57. HMRC argued that the detail was not relevant but in general terms Gray is on all fours with this appeal. Mr Simpson sought to distinguish Gray on the facts. I agree that the facts are not on all fours. However, I also observe that the tax treatment of the settlement for ABC and DE is not a matter that has been canvassed in any sense in this appeal. I do not find Gray to be of any assistance.
58. What matters is what “hole” there might be in this appeal and I find that the “hole” in this instance was a hole in the appellant’s profits. It is therefore a receipt of the trade and revenue in nature.
59. I do not accept that it filled a post-tax hole.
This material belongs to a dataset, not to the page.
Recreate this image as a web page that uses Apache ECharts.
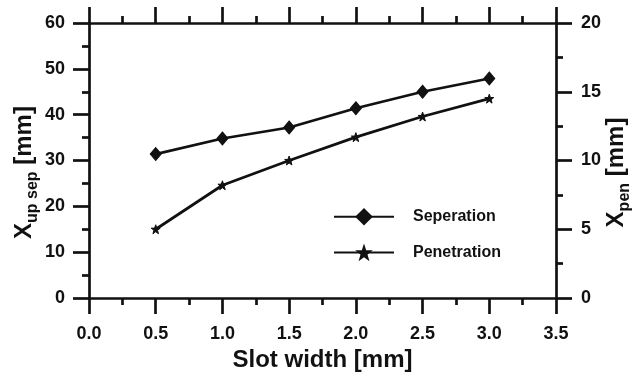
<!DOCTYPE html>
<html>
<head>
<meta charset="utf-8">
<script src="https://cdn.jsdelivr.net/npm/echarts@6/dist/echarts.min.js"></script>
<style>html,body{margin:0;padding:0;background:#fff;}#c{width:640px;height:375px;}</style>
</head>
<body>
<div id="c"></div>
<script>
var slotWidth = [0.5, 1.0, 1.5, 2.0, 2.5, 3.0];
var separation = [31.4, 34.8, 37.2, 41.4, 45.0, 47.9];
var penetration = [5.0, 8.2, 10.0, 11.7, 13.2, 14.5];
var xTicks = [0, 0.5, 1.0, 1.5, 2.0, 2.5, 3.0, 3.5];

var FONT = '"Liberation Sans", Arial, sans-serif';
var INK = '#111';
var STAR = 'path://M0,-10 L2.35,-3.24 L9.51,-3.09 L3.8,1.24 L5.88,8.09 L0,4 L-5.88,8.09 L-3.8,1.24 L-9.51,-3.09 L-2.35,-3.24 Z';

function pairs(xs, ys){ return xs.map(function(x,i){ return [x, ys[i]]; }); }

var axisLine = {show:true, onZero:false, lineStyle:{color:INK, width:2.7}};
var majorTick = {show:true, inside:false, length:16, lineStyle:{color:INK, width:2.7}};
var minorTick = {show:true, splitNumber:2, length:7, lineStyle:{color:INK, width:2.7}};
var labelStyle = {color:INK, fontFamily:FONT, fontWeight:'bold', fontSize:18};
function titleRich(){
  return {
    x:{color:INK, fontFamily:FONT, fontWeight:'bold', fontSize:24, verticalAlign:'bottom'},
    s:{color:INK, fontFamily:FONT, fontWeight:'bold', fontSize:16, verticalAlign:'bottom', padding:[0,0,-5,0]},
    u:{color:INK, fontFamily:FONT, fontWeight:'bold', fontSize:24, verticalAlign:'bottom'}
  };
}

var chart = echarts.init(document.getElementById('c'), null, {renderer:'canvas'});
chart.setOption({
  animation:false,
  backgroundColor:'#fff',
  grid:{left:89, right:84, top:23, bottom:77, containLabel:false, outerBoundsMode:'none'},
  legend:{
    orient:'vertical', left:333, top:208, padding:0, itemWidth:60, itemHeight:22, itemGap:18,
    textStyle:{color:INK, fontFamily:FONT, fontWeight:'bold', fontSize:16, padding:[0,0,0,14]},
    data:['Seperation','Penetration']
  },
  xAxis:[{
    type:'value', min:xTicks[0], max:xTicks[xTicks.length-1], interval:0.5, position:'bottom',
    axisLine:axisLine, axisTick:majorTick, minorTick:minorTick,
    splitLine:{show:false}, minorSplitLine:{show:false},
    axisLabel:Object.assign({margin:27, formatter:function(v){return v.toFixed(1);}}, labelStyle),
    name:'Slot width [mm]', nameLocation:'middle', nameGap:50, nameMoveOverlap:false,
    nameTextStyle:{color:INK, fontFamily:FONT, fontWeight:'bold', fontSize:24}
  },{
    type:'value', min:xTicks[0], max:xTicks[xTicks.length-1], interval:0.5, position:'top',
    axisLine:axisLine, axisTick:majorTick, minorTick:minorTick,
    splitLine:{show:false}, axisLabel:{show:false}
  }],
  yAxis:[{
    type:'value', min:0, max:60, interval:10, position:'left',
    axisLine:axisLine, axisTick:majorTick, minorTick:minorTick,
    splitLine:{show:false},
    axisLabel:Object.assign({margin:24}, labelStyle),
    name:'{x|X}{s|up sep}{u| [mm]}', nameLocation:'middle', nameGap:53, nameMoveOverlap:false,
    nameTextStyle:{padding:[0,24,0,0], rich:titleRich()}
  },{
    type:'value', min:0, max:20, interval:5, position:'right',
    axisLine:axisLine, axisTick:majorTick, minorTick:minorTick,
    splitLine:{show:false},
    axisLabel:Object.assign({margin:25}, labelStyle),
    name:'{x|X}{s|pen}{u| [mm]}', nameLocation:'middle', nameGap:48, nameMoveOverlap:false,
    nameTextStyle:{padding:[0,24,0,0], rich:titleRich()}
  }],
  series:[{
    name:'Seperation', type:'line', xAxisIndex:0, yAxisIndex:0,
    data:pairs(slotWidth, separation),
    symbol:'diamond', symbolSize:[11,13],
    lineStyle:{color:INK, width:2.7}, itemStyle:{color:INK, borderColor:INK}
  },{
    name:'Penetration', type:'line', xAxisIndex:0, yAxisIndex:1,
    data:pairs(slotWidth, penetration),
    symbol:STAR, symbolSize:9,
    lineStyle:{color:INK, width:2.7}, itemStyle:{color:INK, borderColor:INK}
  }]
});
</script>
</body>
</html>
The sums that were stolen have never been taxed, indeed corporation tax deductions have been given for them.
60. Accordingly, for all these reasons, the appeal is dismissed and the Closure Notice upheld.
Right to apply for permission to appeal
61. This document contains full findings of fact and reasons for the decision. Any party dissatisfied with this decision has a right to apply for permission to appeal against it pursuant to Rule 39 of the Tribunal Procedure (First-tier Tribunal) (Tax Chamber) Rules 2009. The application must be received by this Tribunal not later than 56 days after this decision is sent to that party. The parties are referred to “Guidance to accompany a Decision from the First-tier Tribunal (Tax Chamber)” which accompanies and forms part of this decision notice.